Unfortunately, the new policy also stands to scare the already-fearful and wary into not seeking help. The state Health Department must go to great lengths both to educate residents and vigilantly to protect their privacy.

Many people remember that just last fall, health-department records with the names of 4,000 people with AIDS in the Tampa Bay area were stolen and disseminated.

Sadly, in some quarters a person with HIV or AIDS still can be wrongly denied a job or a place to live. The theft was a wake-up call that led the Health Department to strengthen safeguards against leaks, including using encrypted computer information. Good. The department cannot risk hurting the very people whom it wants to help.

Reporting the names of HIV patients has an ominous, Big Brother ring. However, it already is done with other sexually transmitted diseases, so AIDS isn't being singled out.

Under the new policy, the patient remains in control. Here's how: Anyone who seeks HIV testing at a public-health clinic will choose whether to be tested "anonymously" or "confidentially."
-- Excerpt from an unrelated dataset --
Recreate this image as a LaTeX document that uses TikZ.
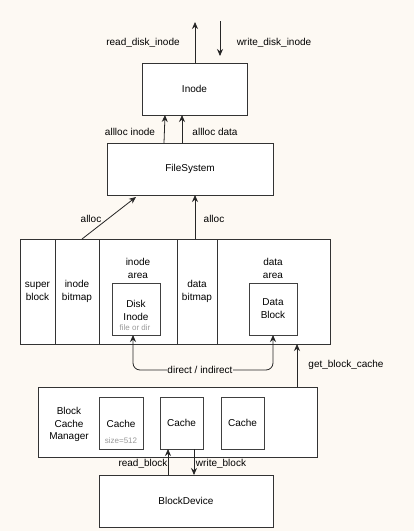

Someone who chooses anonymous testing will be assigned an identification number -- without having to reveal a name. Test results are labeled by that number. If the patient has HIV and opts for care at the public-health clinic, only then must the patient reveal his or her name. But it will not be reported to the state.

If the patient who chooses confidential testing is HIV-positive, the name is reported. The patient gets counseling and medical help, if wanted. And health-care workers offer to alert any sexual partners. But "if the patient won't give us information, that's it," says Dr. George Metellus, of Dade's Health Department. "We won't contact them unless the patient gives the say-so."

Private doctors, too, must report the names of HIV-positive patients to the Health Department. But public-health workers will not contact those patients without the doctor's permission.

Despite medical strides that have tempered the effects of HIV, AIDS continues to ravage large segments of South Florida. The state's HIV-reporting plan is a sound policy that makes public health a priority.

The new plan must be implemented sensitively, and with vigorous security, so that patients want to cooperate, not withhold important information that can spare so many lives.